GIVEN INFORMATION -
******
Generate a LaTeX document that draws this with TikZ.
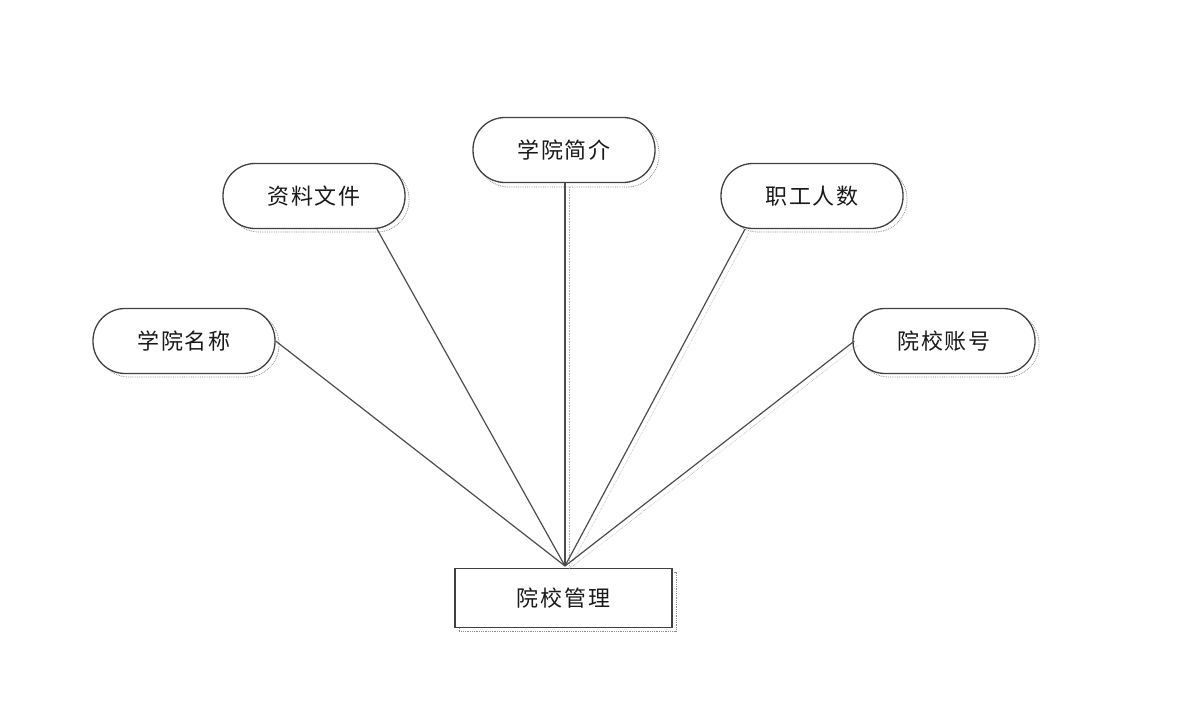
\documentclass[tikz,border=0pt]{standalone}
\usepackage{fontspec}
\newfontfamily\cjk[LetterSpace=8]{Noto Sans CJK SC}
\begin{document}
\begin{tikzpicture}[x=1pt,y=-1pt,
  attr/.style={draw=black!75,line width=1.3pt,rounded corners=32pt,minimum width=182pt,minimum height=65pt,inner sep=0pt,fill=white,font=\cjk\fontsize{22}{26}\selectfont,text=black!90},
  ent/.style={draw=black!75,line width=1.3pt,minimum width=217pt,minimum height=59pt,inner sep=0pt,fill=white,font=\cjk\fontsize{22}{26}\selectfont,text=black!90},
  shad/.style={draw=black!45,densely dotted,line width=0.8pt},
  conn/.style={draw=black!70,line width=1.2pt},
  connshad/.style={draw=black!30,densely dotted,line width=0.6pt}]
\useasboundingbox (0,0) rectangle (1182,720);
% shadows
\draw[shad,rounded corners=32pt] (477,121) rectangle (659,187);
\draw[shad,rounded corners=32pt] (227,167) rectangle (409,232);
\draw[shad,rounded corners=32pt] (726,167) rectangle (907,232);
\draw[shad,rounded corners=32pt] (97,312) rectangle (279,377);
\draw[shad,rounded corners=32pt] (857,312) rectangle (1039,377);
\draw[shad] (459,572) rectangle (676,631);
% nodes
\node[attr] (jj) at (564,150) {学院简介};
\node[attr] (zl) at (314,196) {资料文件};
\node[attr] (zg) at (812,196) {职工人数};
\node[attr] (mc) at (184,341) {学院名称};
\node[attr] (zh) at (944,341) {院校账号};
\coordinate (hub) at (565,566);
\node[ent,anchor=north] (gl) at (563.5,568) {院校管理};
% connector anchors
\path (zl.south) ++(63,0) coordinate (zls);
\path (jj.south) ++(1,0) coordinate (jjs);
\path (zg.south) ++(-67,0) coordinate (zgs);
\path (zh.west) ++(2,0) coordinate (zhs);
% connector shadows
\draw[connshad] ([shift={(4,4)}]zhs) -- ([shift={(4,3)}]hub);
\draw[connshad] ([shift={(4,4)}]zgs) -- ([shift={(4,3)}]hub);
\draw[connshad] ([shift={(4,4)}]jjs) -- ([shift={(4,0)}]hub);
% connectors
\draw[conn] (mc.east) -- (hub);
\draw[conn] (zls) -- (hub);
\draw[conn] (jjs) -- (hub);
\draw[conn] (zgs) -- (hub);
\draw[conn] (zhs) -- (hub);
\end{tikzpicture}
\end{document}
******
SHORT EXERCISE -
Except for the pictures, reproduce every line exactly.

ANSWER TO THIS EXERCISE -
Generate a LaTeX document that draws this with TikZ.
\documentclass[tikz,border=0pt]{standalone}
\usepackage{fontspec}
\newfontfamily\cjk[LetterSpace=8]{Noto Sans CJK SC}
\begin{document}
\begin{tikzpicture}[x=1pt,y=-1pt,
  attr/.style={draw=black!75,line width=1.3pt,rounded corners=32pt,minimum width=182pt,minimum height=65pt,inner sep=0pt,fill=white,font=\cjk\fontsize{22}{26}\selectfont,text=black!90},
  ent/.style={draw=black!75,line width=1.3pt,minimum width=217pt,minimum height=59pt,inner sep=0pt,fill=white,font=\cjk\fontsize{22}{26}\selectfont,text=black!90},
  shad/.style={draw=black!45,densely dotted,line width=0.8pt},
  conn/.style={draw=black!70,line width=1.2pt},
  connshad/.style={draw=black!30,densely dotted,line width=0.6pt}]
\useasboundingbox (0,0) rectangle (1182,720);
% shadows
\draw[shad,rounded corners=32pt] (477,121) rectangle (659,187);
\draw[shad,rounded corners=32pt] (227,167) rectangle (409,232);
\draw[shad,rounded corners=32pt] (726,167) rectangle (907,232);
\draw[shad,rounded corners=32pt] (97,312) rectangle (279,377);
\draw[shad,rounded corners=32pt] (857,312) rectangle (1039,377);
\draw[shad] (459,572) rectangle (676,631);
% nodes
\node[attr] (jj) at (564,150) {学院简介};
\node[attr] (zl) at (314,196) {资料文件};
\node[attr] (zg) at (812,196) {职工人数};
\node[attr] (mc) at (184,341) {学院名称};
\node[attr] (zh) at (944,341) {院校账号};
\coordinate (hub) at (565,566);
\node[ent,anchor=north] (gl) at (563.5,568) {院校管理};
% connector anchors
\path (zl.south) ++(63,0) coordinate (zls);
\path (jj.south) ++(1,0) coordinate (jjs);
\path (zg.south) ++(-67,0) coordinate (zgs);
\path (zh.west) ++(2,0) coordinate (zhs);
% connector shadows
\draw[connshad] ([shift={(4,4)}]zhs) -- ([shift={(4,3)}]hub);
\draw[connshad] ([shift={(4,4)}]zgs) -- ([shift={(4,3)}]hub);
\draw[connshad] ([shift={(4,4)}]jjs) -- ([shift={(4,0)}]hub);
% connectors
\draw[conn] (mc.east) -- (hub);
\draw[conn] (zls) -- (hub);
\draw[conn] (jjs) -- (hub);
\draw[conn] (zgs) -- (hub);
\draw[conn] (zhs) -- (hub);
\end{tikzpicture}
\end{document}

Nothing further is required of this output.